Dado que la noción de ciudadanía es compleja, simplemente pongámos en la mesa lo


siguiente: el ciudadano no es un idiota. Ahora bien, el idiota aleja la mirada de la vida
pública para dirigirla a sí mismo. En suma, es un ignorante de los asuntos que todos
compartimos y que dan sustancia a lo que llamamos ciudad (actualmente, país). Idiota es el
que dice: “dado el caso, a que lloren en tu casa, a que lloren en la mía, que lloren en tu
casa”. Idiota es el que sólo lleva agua a su molino, el que no es capaz de darse cuenta que
vamos en el mismo barco y sólo rema o deja de remar a su aire e interés.
No hay democracia de idiotas. Paradójicamente, hoy en día las hay. Ciudadanos
idiotas, ya se ve, denota una contradicción en los términos. Nadie ha de dedicarse
exclusivamente a su hacienda y luego mirar exclusivamente a la hacienda pública. El idiota
tiene dos dedos de frente (ya sea porque así lo ha decidido: “la política me vale madre” o
porque simplemente es necio), mientras que el ciudadano conoce bien el ambiente
geopolítico que lo rodea. Tal vez un conjunto de islas hacen un país, pero no forman una
democracia, si sus habitantes, ellos mismos, también son islas (viven aislados los unos de
los otros).

En este tópico, Platón da en el blanco. Los indiferentes e ignorantes no optarán por


las mejores decisiones. Cuando la ignorancia es promovida desde el poder, la historia ha
demostrado que el pueblo (mayoría y minoría, pueblo somos todos) busca emanciparse y
provoca desde revueltas hasta revoluciones. Cuando la ignorancia se identifica con la
pereza mental, la noción de ciudadanía entra en crisis y las democracias sucumben. Nunca
como ahora circulan, gratuitos y libres, terabytes de e-pubs y pdfs que contienen lo mejor
y lo peor de la inteligencia humana; nunca como ahora pulula tanto analfabeto funcional.
La estrategia para que el pueblo deje de leer no es prohibir la lectura de ciertos libros
(síndrome de la inquisición española) sino volverlos todos accesibles y legibles.
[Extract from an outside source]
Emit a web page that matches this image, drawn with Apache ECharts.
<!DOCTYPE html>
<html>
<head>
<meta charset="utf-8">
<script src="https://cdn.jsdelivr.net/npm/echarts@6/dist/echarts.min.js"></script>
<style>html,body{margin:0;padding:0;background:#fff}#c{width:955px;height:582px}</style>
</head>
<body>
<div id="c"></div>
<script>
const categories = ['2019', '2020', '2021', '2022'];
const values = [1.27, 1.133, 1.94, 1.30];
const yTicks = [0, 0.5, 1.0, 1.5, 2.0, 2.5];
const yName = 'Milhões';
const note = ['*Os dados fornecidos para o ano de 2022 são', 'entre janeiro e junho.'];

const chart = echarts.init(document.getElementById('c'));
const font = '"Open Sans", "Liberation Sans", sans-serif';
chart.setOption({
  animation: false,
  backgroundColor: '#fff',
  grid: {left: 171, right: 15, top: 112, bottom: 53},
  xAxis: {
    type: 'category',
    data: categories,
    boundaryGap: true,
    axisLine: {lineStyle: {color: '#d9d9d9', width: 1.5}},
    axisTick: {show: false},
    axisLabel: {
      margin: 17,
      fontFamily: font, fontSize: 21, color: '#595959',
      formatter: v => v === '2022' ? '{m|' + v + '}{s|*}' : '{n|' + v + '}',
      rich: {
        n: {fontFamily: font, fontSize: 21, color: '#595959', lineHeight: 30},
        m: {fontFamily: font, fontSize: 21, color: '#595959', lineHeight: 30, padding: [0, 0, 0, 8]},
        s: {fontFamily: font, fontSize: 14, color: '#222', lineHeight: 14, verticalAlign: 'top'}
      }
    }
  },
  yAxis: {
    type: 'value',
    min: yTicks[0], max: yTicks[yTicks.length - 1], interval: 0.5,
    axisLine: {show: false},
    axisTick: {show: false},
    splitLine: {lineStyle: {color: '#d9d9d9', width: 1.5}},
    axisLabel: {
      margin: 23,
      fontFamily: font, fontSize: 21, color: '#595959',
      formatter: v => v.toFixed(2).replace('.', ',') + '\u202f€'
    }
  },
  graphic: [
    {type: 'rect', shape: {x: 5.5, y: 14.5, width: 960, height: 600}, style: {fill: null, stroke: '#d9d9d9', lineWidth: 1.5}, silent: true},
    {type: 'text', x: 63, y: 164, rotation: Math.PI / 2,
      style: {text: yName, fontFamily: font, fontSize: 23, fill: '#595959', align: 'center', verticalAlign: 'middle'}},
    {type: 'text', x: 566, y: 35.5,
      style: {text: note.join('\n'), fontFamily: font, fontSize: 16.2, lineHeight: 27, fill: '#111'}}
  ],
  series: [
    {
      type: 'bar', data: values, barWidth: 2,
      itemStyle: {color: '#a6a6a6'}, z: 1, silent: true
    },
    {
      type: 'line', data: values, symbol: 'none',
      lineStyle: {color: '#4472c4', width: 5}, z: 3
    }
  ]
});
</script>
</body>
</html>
Es dificil saber si Marx fue cándido al construir la figura ideológica del proletariado,
consignando en ella virtudes y bondades que, en última instancia, no tenía (me inclino a
pensar que Marx no era cándido), pero Popper sí lo fue. Defendió la democracia liberal
dando por hecho que ella implicaba una ciudadanía, un conjunto de hombres y mujeres
responsables, sabios, informados. Creía además en el benéfico influjo de la educación.
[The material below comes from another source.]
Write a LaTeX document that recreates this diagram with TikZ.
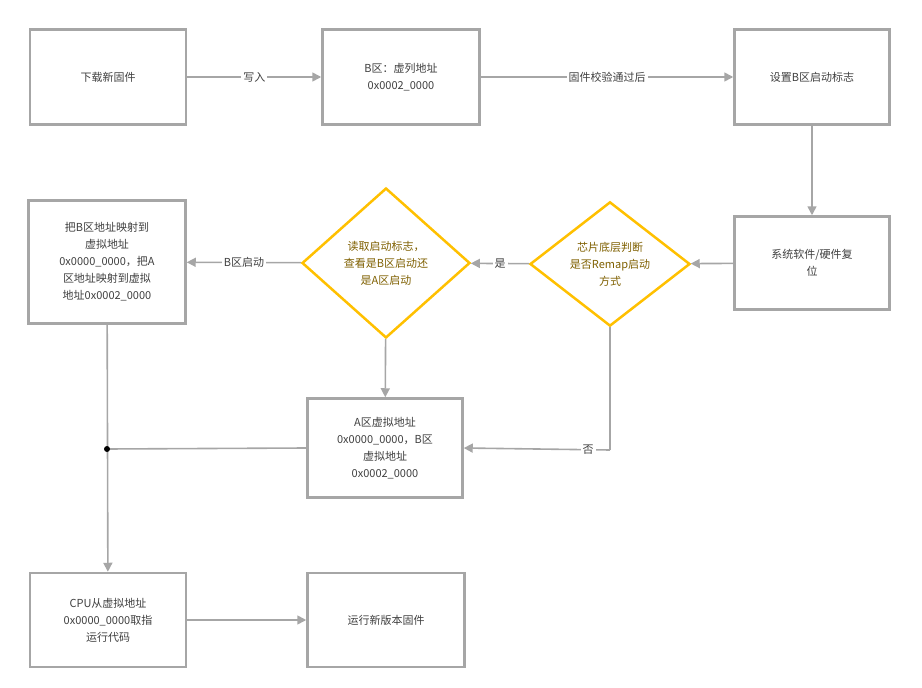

El problema, con todo, es más complejo. El siglo XX, el culmen del progreso
tecnológico y científico, también fue el siglo más cruento de la historia, y XXI va por el
mismo camino. Los valores morales, y esto lo observó luminosamente el filósofo
Nietzsche, han servido para justificar actos atroces y deleznables. Descubrimos, fascinados,
los atributos de la libertad, y después nos horrorizamos: no sabemos qué hacer con ella. O
la usamos contra los demás, o la usamos contra nosotros mismos.

¿La apuesta de Platón? Suprimir las libertades y disciplinar a quienes no pueden (o


quieren) disciplinarse por sí mismos. En lugar de la democracia, una especie de pastoral
política. Somos ovejas ingobernables, borregos apáticos y hastiados que requieren un
pastor que les guíe y, de paso, solucione el terrible dilema de qué diablos hacer con sus
vidas. El Señor es mi pastor y nada me faltará...

Los enemigos de la sociedad abierta no son Platón ni Hegel ni Marx. Son los idiotas.
El libro de Popper es la sinfonía del optimismo que suena melodiosamente a la sombra del
estruendo agónico de una guerra que nos ha legado unas libertades para las cuales, visto lo
visto, no parecemos estar a la altura.